“Every first draft is perfect, because all a first draft has to do is exist.” — Jane Smiley
What kind of crack was Jane Smiley (a Pulitzer Prize winner, no less) smoking when she said this? – was the first thought that popped into my head the other day when this ‘inspirational quote’ came through my twitter feed.
My second, more rational, thought was – what does she mean?
Every draft is crappy, to a certain degree. I should know, for I’ve just finished the first draft of a full-length novel. 76,547 words, to be precise. Three-hundred typed, double-spaced pages. The working title is Dark Matter, and it’s the story of a seemingly perfect family which discovers, after a terrible tragedy, that it’s not so perfect after all.

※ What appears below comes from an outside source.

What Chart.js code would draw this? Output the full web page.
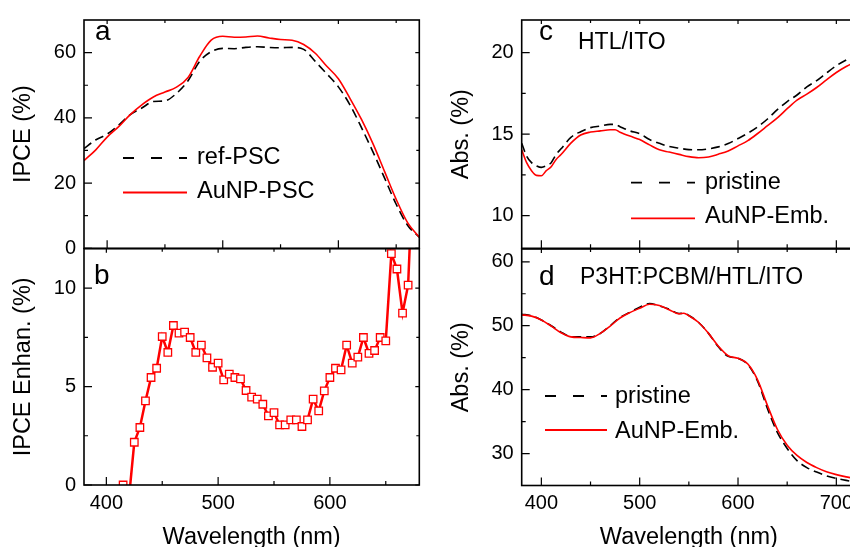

I’ve been working on it for two years, and this week typed the words – The End – an experience accompanied by a curious sensation of quiet satisfaction, coupled with relief, and guilt.
Writing a novel is a solitary, almost selfish, process.
I am impressed that my brain has managed to spout out 76,547 words. I think it speaks of perseverance, to have actually written those 300 pages. But I also think of the hours, devoted to this largely selfish project – a project which has little prospect of ever earning me or my family a single dollar. I think of what I could have done with those hours – cleaned the house, played more with the kids or (gulp) tried to earn some actual money.
Finishing the first draft of a novel comes with little fanfare. As with the writing of it, the celebration of the end is largely an internal one.
Besides, a first draft is only a beginning. What lies ahead is many, many more hours of hard graft to try and corral this book into something worth reading. And even then, it may all be for nought. This latest work is in fact my second effort at a full-length work – the first found a happy place in the bottom of many publisher’s slush piles, which is where it has remained (deservedly) ever since. Do I regret the hours spent on it? No. At least not enough to deter me from trying again. That work was an extraordinary learning experience. From it, I discovered the limitations of the first person, present tense narrative voice – and decided to never write in it ever again. You have to write, to learn these things. I left that experience feeling that I could do better.
As an unpublished author, the writing of a manuscript involves a tremendous leap of faith; sacrifices must be made, without any hope of reward. The writing, the learning – that is the reward. In short, it makes me feel content with life. It gives me a distraction from the all-consuming nature of raising three young children.
I gather that many aspiring writers never get to the point that I have now reached twice. There are so many inspirational quotes and blog posts out there about finishing first drafts, that I have to assume that many people never get there.
This is Jane Smiley’s point. A first draft might be crappy. It probably is crappy. It probably has to be crappy. But that’s OK, because at least it exists. It’s there. Something has been made from nothing. And now, something better can be fashioned from what’s already there.
A first draft doesn’t have to be good – it just has to be.
Now, I just have to make it better.
Cass – congratulations, this is a huge milestone and you are very brave. You are putting a lot of yourself on a page. Fortunately you are quite tops so I am sure your pages are just fine. You can sign me up to read your draft, your published novel or plan the book launch party any time.
Thanks Simone. I will def be taking you up on that reader offer… and then you can confirm that this draft is, indeed, a little crappy!
A curiously apt post to read right now. I finished a second draft earlier this year, and now a publisher is saying that while they’re not interested in it in its current form, they would be interested in a re-draft. There’s a lot of pain and resistance involved in self-editing, and I’ve been trying to weigh up the options…. rework or start afresh.
Your post reminded me of how far we travel just to get to a first or second draft, and that we should celebrate.
And then, we should make it better.
Hi Riona. Congrats on getting some interest from a publisher! That’s wonderful. I find self-editing difficult, but don’t have too much problem in others critiquing my work (once I have a momentary ‘suck-in’ of breath). It’s a difficult issue. Obviously you know your work best and know what you want to say, and ultimately it’s your name on the cover. Good luck! Cassie
Oh absolutely. Everyone always says the only important thing about a first draft is getting it done. So well done. I have 50,000 words I did in NaNoWriMo last year that I need to do something with but haven’t opened the document since 30 November. You’ve done far more than that. You’ve finished! Congratulations on such a fabulous achievement!
Thanks Deb. Who knows? Maybe it’s all rubbish – but at least it’s finished rubbish. I sincerely hope you pick up your MS again. 50,000 words is a massive commitment – you’re so close!